◆ DIRECTIONS
Repeat every line of the listing below exactly, minus the pictures.

◆ PROVIDED DATA
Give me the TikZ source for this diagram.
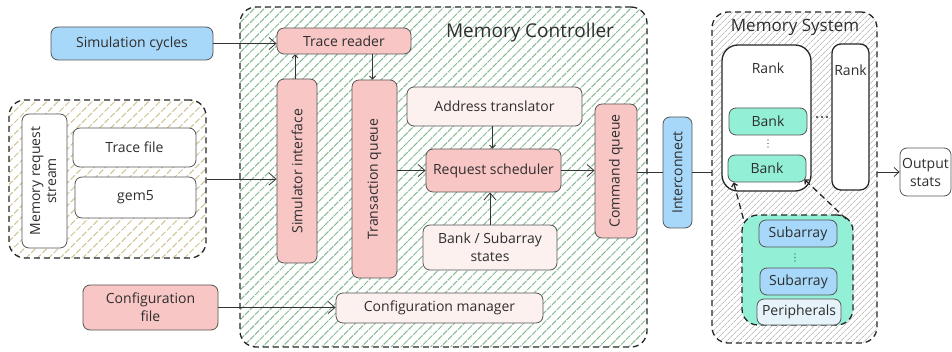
\documentclass[tikz,border=0pt]{standalone}
\usepackage{fontspec}
\setmainfont{Open Sans}
\usepackage{graphicx}
\usetikzlibrary{arrows.meta,patterns.meta}
\definecolor{bordc}{HTML}{555555}
\definecolor{txt}{HTML}{2E2E2E}
\definecolor{pinkf}{HTML}{F9C6C6}
\definecolor{lpinkf}{HTML}{FDF1F0}
\definecolor{bluef}{HTML}{A7D8F9}
\definecolor{greenf}{HTML}{93F0D6}
\definecolor{periphf}{HTML}{E6F3FA}
\definecolor{mcg}{HTML}{88BA92}
\definecolor{mrsg}{HTML}{CFC394}
\definecolor{msg}{HTML}{A39C9C}
\begin{document}
\begin{tikzpicture}[x=1pt,y=-1pt,
  box/.style={draw=bordc, rounded corners=7pt, line width=0.8pt, inner sep=0pt, text=txt, align=center, font=\fontsize{14}{18}\selectfont},
  pinkbox/.style={box, fill=pinkf},
  lpinkbox/.style={box, fill=lpinkf},
  bluebox/.style={box, fill=bluef},
  greenbox/.style={box, fill=greenf},
  whitebox/.style={box, fill=white},
  cont/.style={draw=black!85, line width=1.3pt, dash pattern=on 6pt off 4pt, rounded corners=16pt, inner sep=0pt},
  title/.style={text=txt, font=\fontsize{19}{22}\selectfont, inner sep=0pt},
  lbl/.style={text=txt, font=\fontsize{14}{18}\selectfont, inner sep=0pt},
  dot/.style={circle, fill=txt, inner sep=0pt, minimum size=2.2pt},
  arrbig/.style={draw=black!80, line width=0.8pt, -{Straight Barb[length=7pt,width=12pt]}},
  arrmid/.style={draw=black!80, line width=0.8pt, -{Straight Barb[length=5pt,width=9pt]}},
  arrsmall/.style={draw=black!80, line width=0.8pt, -{Straight Barb[length=3pt,width=6pt]}},
  plain/.style={draw=black!80, line width=0.8pt},
  zoomline/.style={draw=black!85, line width=1.3pt, dash pattern=on 6pt off 4pt}
]
\useasboundingbox (0,0) rectangle (952,352);

% containers
\node[cont, minimum width=197pt, minimum height=158pt, pattern={Lines[angle=45,distance=8pt,line width=1pt]}, pattern color=mrsg] (mrs) at (107.5,179) {};
\node[cont, minimum width=407pt, minimum height=340pt, pattern={Lines[angle=45,distance=7pt,line width=1pt]}, pattern color=mcg] (mc) at (443.5,177) {};
\node[cont, minimum width=165pt, minimum height=331pt, pattern={Lines[angle=45,distance=4pt,line width=0.6pt]}, pattern color=msg] (ms) at (794.5,177.5) {};

\node[title] (mctitle) at (530,33) {Memory Controller};
\node[title, font=\fontsize{17}{20}\selectfont] (mstitle) at (795,27) {Memory System};

% left side
\node[bluebox, minimum width=162pt, minimum height=33pt] (simcyc) at (132,43.5) {Simulation cycles};
\node[whitebox, minimum width=45pt, minimum height=134pt] (mrsin) at (44.5,181) {\rotatebox{90}{\begin{tabular}{@{}c@{}}Memory request\\[-2pt] stream\end{tabular}}};
\node[whitebox, minimum width=123pt, minimum height=39pt] (tracefile) at (134.5,147.5) {Trace file};
\node[whitebox, minimum width=121pt, minimum height=41pt] (gem) at (135.5,197.5) {gem5};
\node[pinkbox, minimum width=135pt, minimum height=45pt] (cfgfile) at (150.5,307.5) {Configuration\\file};

% memory controller
\node[pinkbox, minimum width=134pt, minimum height=26pt] (tracer) at (344,41) {Trace reader};
\node[pinkbox, minimum width=40pt, minimum height=184pt] (simif) at (297,171) {\rotatebox{90}{Simulator interface}};
\node[pinkbox, minimum width=45pt, minimum height=198pt] (transq) at (374.5,179) {\rotatebox{90}{Transaction queue}};
\node[lpinkbox, minimum width=175pt, minimum height=39pt] (addrtr) at (494.5,106.5) {Address translator};
\node[pinkbox, minimum width=135pt, minimum height=43pt] (reqsch) at (493.5,170.5) {Request scheduler};
\node[lpinkbox, minimum width=134pt, minimum height=45pt] (bankst) at (490,247.5) {Bank / Subarray\\states};
\node[pinkbox, minimum width=42pt, minimum height=134pt] (cmdq) at (616,171) {\rotatebox{90}{Command queue}};
\node[lpinkbox, minimum width=207pt, minimum height=30pt] (cfgmgr) at (439.5,308) {Configuration manager};

% interconnect
\node[bluebox, minimum width=29pt, minimum height=111pt] (inter) at (677.5,172.5) {\rotatebox{90}{Interconnect}};

% memory system
\node[whitebox, line width=1.3pt, draw=black!85, rounded corners=16pt, minimum width=89pt, minimum height=146pt] (rank1) at (766.5,118) {};
\node[lbl] (rank1t) at (768,68) {Rank};
\node[whitebox, line width=1.3pt, draw=black!85, rounded corners=9pt, minimum width=37pt, minimum height=146pt] (rank2) at (850.5,117) {};
\node[lbl] (rank2t) at (850.5,70) {Rank};
\node[dot] (h1) at (817,117) {};
\node[dot] (h2) at (822,117) {};
\node[dot] (h3) at (827,117) {};
\node[greenbox, minimum width=78pt, minimum height=27pt] (bank1) at (768,121.5) {Bank};
\node[dot, minimum size=1.4pt] (bv1) at (768,140) {};
\node[dot, minimum size=1.4pt] (bv2) at (768,143.5) {};
\node[dot, minimum size=1.4pt] (bv3) at (768,147) {};
\node[greenbox, minimum width=78pt, minimum height=27pt] (bank2) at (767,168.5) {Bank};

\node[cont, fill=greenf, minimum width=111pt, minimum height=110pt] (zoom) at (797.5,270) {};
\node[bluebox, minimum width=78pt, minimum height=27pt] (sub1) at (798,233.5) {Subarray};
\node[dot, minimum size=1.4pt] (sv1) at (795,254) {};
\node[dot, minimum size=1.4pt] (sv2) at (795,257.5) {};
\node[dot, minimum size=1.4pt] (sv3) at (795,261) {};
\node[bluebox, minimum width=77pt, minimum height=27pt] (sub2) at (798.5,281.5) {Subarray};
\node[box, fill=periphf, minimum width=84pt, minimum height=26pt] (periph) at (799,312) {Peripherals};

\node[whitebox, minimum width=51pt, minimum height=48pt] (out) at (925.5,172) {Output\\stats};

% connectors
\draw[arrbig] (simcyc.east) -- (simcyc.east -| tracer.west);
\draw[arrbig] (mrs.east) -- (mrs.east -| simif.west);
\draw[arrbig] (cfgfile.east) -- (cfgfile.east -| cfgmgr.west);
\draw[arrsmall] ([xshift=-2pt]simif.north) -- ([xshift=-2pt]simif.north |- tracer.south);
\draw[arrsmall] ([xshift=-2pt]transq.north |- tracer.south) -- ([xshift=-2pt]transq.north);
\draw[arrbig] (transq.east |- reqsch.west) -- (reqsch.west);
\draw[arrsmall] ([xshift=-2pt]addrtr.south) -- ([xshift=-2pt]addrtr.south |- reqsch.north);
\draw[arrbig] (bankst.north) -- (bankst.north |- reqsch.south);
\draw[arrbig] (reqsch.east) -- (reqsch.east -| cmdq.west);
\draw[plain] (cmdq.east |- inter.west) -- (inter.west);
\draw[plain] (inter.east) -- (inter.east -| ms.west);
\draw[arrmid] (ms.east |- out.west) -- (out.west);
\draw[zoomline, {Straight Barb[length=3pt,width=6pt]}-] ([xshift=6pt]bank2.south west) -- ([xshift=3pt,yshift=-8pt]zoom.north west);
\draw[zoomline, {Straight Barb[length=3pt,width=6pt]}-] ([xshift=-2pt,yshift=3pt]bank2.south east) -- ([xshift=-6pt,yshift=-6pt]zoom.north east);
\end{tikzpicture}
\end{document}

◆ COMPLETE ANSWER
Give me the TikZ source for this diagram.
\documentclass[tikz,border=0pt]{standalone}
\usepackage{fontspec}
\setmainfont{Open Sans}
\usepackage{graphicx}
\usetikzlibrary{arrows.meta,patterns.meta}
\definecolor{bordc}{HTML}{555555}
\definecolor{txt}{HTML}{2E2E2E}
\definecolor{pinkf}{HTML}{F9C6C6}
\definecolor{lpinkf}{HTML}{FDF1F0}
\definecolor{bluef}{HTML}{A7D8F9}
\definecolor{greenf}{HTML}{93F0D6}
\definecolor{periphf}{HTML}{E6F3FA}
\definecolor{mcg}{HTML}{88BA92}
\definecolor{mrsg}{HTML}{CFC394}
\definecolor{msg}{HTML}{A39C9C}
\begin{document}
\begin{tikzpicture}[x=1pt,y=-1pt,
  box/.style={draw=bordc, rounded corners=7pt, line width=0.8pt, inner sep=0pt, text=txt, align=center, font=\fontsize{14}{18}\selectfont},
  pinkbox/.style={box, fill=pinkf},
  lpinkbox/.style={box, fill=lpinkf},
  bluebox/.style={box, fill=bluef},
  greenbox/.style={box, fill=greenf},
  whitebox/.style={box, fill=white},
  cont/.style={draw=black!85, line width=1.3pt, dash pattern=on 6pt off 4pt, rounded corners=16pt, inner sep=0pt},
  title/.style={text=txt, font=\fontsize{19}{22}\selectfont, inner sep=0pt},
  lbl/.style={text=txt, font=\fontsize{14}{18}\selectfont, inner sep=0pt},
  dot/.style={circle, fill=txt, inner sep=0pt, minimum size=2.2pt},
  arrbig/.style={draw=black!80, line width=0.8pt, -{Straight Barb[length=7pt,width=12pt]}},
  arrmid/.style={draw=black!80, line width=0.8pt, -{Straight Barb[length=5pt,width=9pt]}},
  arrsmall/.style={draw=black!80, line width=0.8pt, -{Straight Barb[length=3pt,width=6pt]}},
  plain/.style={draw=black!80, line width=0.8pt},
  zoomline/.style={draw=black!85, line width=1.3pt, dash pattern=on 6pt off 4pt}
]
\useasboundingbox (0,0) rectangle (952,352);

% containers
\node[cont, minimum width=197pt, minimum height=158pt, pattern={Lines[angle=45,distance=8pt,line width=1pt]}, pattern color=mrsg] (mrs) at (107.5,179) {};
\node[cont, minimum width=407pt, minimum height=340pt, pattern={Lines[angle=45,distance=7pt,line width=1pt]}, pattern color=mcg] (mc) at (443.5,177) {};
\node[cont, minimum width=165pt, minimum height=331pt, pattern={Lines[angle=45,distance=4pt,line width=0.6pt]}, pattern color=msg] (ms) at (794.5,177.5) {};

\node[title] (mctitle) at (530,33) {Memory Controller};
\node[title, font=\fontsize{17}{20}\selectfont] (mstitle) at (795,27) {Memory System};

% left side
\node[bluebox, minimum width=162pt, minimum height=33pt] (simcyc) at (132,43.5) {Simulation cycles};
\node[whitebox, minimum width=45pt, minimum height=134pt] (mrsin) at (44.5,181) {\rotatebox{90}{\begin{tabular}{@{}c@{}}Memory request\\[-2pt] stream\end{tabular}}};
\node[whitebox, minimum width=123pt, minimum height=39pt] (tracefile) at (134.5,147.5) {Trace file};
\node[whitebox, minimum width=121pt, minimum height=41pt] (gem) at (135.5,197.5) {gem5};
\node[pinkbox, minimum width=135pt, minimum height=45pt] (cfgfile) at (150.5,307.5) {Configuration\\file};

% memory controller
\node[pinkbox, minimum width=134pt, minimum height=26pt] (tracer) at (344,41) {Trace reader};
\node[pinkbox, minimum width=40pt, minimum height=184pt] (simif) at (297,171) {\rotatebox{90}{Simulator interface}};
\node[pinkbox, minimum width=45pt, minimum height=198pt] (transq) at (374.5,179) {\rotatebox{90}{Transaction queue}};
\node[lpinkbox, minimum width=175pt, minimum height=39pt] (addrtr) at (494.5,106.5) {Address translator};
\node[pinkbox, minimum width=135pt, minimum height=43pt] (reqsch) at (493.5,170.5) {Request scheduler};
\node[lpinkbox, minimum width=134pt, minimum height=45pt] (bankst) at (490,247.5) {Bank / Subarray\\states};
\node[pinkbox, minimum width=42pt, minimum height=134pt] (cmdq) at (616,171) {\rotatebox{90}{Command queue}};
\node[lpinkbox, minimum width=207pt, minimum height=30pt] (cfgmgr) at (439.5,308) {Configuration manager};

% interconnect
\node[bluebox, minimum width=29pt, minimum height=111pt] (inter) at (677.5,172.5) {\rotatebox{90}{Interconnect}};

% memory system
\node[whitebox, line width=1.3pt, draw=black!85, rounded corners=16pt, minimum width=89pt, minimum height=146pt] (rank1) at (766.5,118) {};
\node[lbl] (rank1t) at (768,68) {Rank};
\node[whitebox, line width=1.3pt, draw=black!85, rounded corners=9pt, minimum width=37pt, minimum height=146pt] (rank2) at (850.5,117) {};
\node[lbl] (rank2t) at (850.5,70) {Rank};
\node[dot] (h1) at (817,117) {};
\node[dot] (h2) at (822,117) {};
\node[dot] (h3) at (827,117) {};
\node[greenbox, minimum width=78pt, minimum height=27pt] (bank1) at (768,121.5) {Bank};
\node[dot, minimum size=1.4pt] (bv1) at (768,140) {};
\node[dot, minimum size=1.4pt] (bv2) at (768,143.5) {};
\node[dot, minimum size=1.4pt] (bv3) at (768,147) {};
\node[greenbox, minimum width=78pt, minimum height=27pt] (bank2) at (767,168.5) {Bank};

\node[cont, fill=greenf, minimum width=111pt, minimum height=110pt] (zoom) at (797.5,270) {};
\node[bluebox, minimum width=78pt, minimum height=27pt] (sub1) at (798,233.5) {Subarray};
\node[dot, minimum size=1.4pt] (sv1) at (795,254) {};
\node[dot, minimum size=1.4pt] (sv2) at (795,257.5) {};
\node[dot, minimum size=1.4pt] (sv3) at (795,261) {};
\node[bluebox, minimum width=77pt, minimum height=27pt] (sub2) at (798.5,281.5) {Subarray};
\node[box, fill=periphf, minimum width=84pt, minimum height=26pt] (periph) at (799,312) {Peripherals};

\node[whitebox, minimum width=51pt, minimum height=48pt] (out) at (925.5,172) {Output\\stats};

% connectors
\draw[arrbig] (simcyc.east) -- (simcyc.east -| tracer.west);
\draw[arrbig] (mrs.east) -- (mrs.east -| simif.west);
\draw[arrbig] (cfgfile.east) -- (cfgfile.east -| cfgmgr.west);
\draw[arrsmall] ([xshift=-2pt]simif.north) -- ([xshift=-2pt]simif.north |- tracer.south);
\draw[arrsmall] ([xshift=-2pt]transq.north |- tracer.south) -- ([xshift=-2pt]transq.north);
\draw[arrbig] (transq.east |- reqsch.west) -- (reqsch.west);
\draw[arrsmall] ([xshift=-2pt]addrtr.south) -- ([xshift=-2pt]addrtr.south |- reqsch.north);
\draw[arrbig] (bankst.north) -- (bankst.north |- reqsch.south);
\draw[arrbig] (reqsch.east) -- (reqsch.east -| cmdq.west);
\draw[plain] (cmdq.east |- inter.west) -- (inter.west);
\draw[plain] (inter.east) -- (inter.east -| ms.west);
\draw[arrmid] (ms.east |- out.west) -- (out.west);
\draw[zoomline, {Straight Barb[length=3pt,width=6pt]}-] ([xshift=6pt]bank2.south west) -- ([xshift=3pt,yshift=-8pt]zoom.north west);
\draw[zoomline, {Straight Barb[length=3pt,width=6pt]}-] ([xshift=-2pt,yshift=3pt]bank2.south east) -- ([xshift=-6pt,yshift=-6pt]zoom.north east);
\end{tikzpicture}
\end{document}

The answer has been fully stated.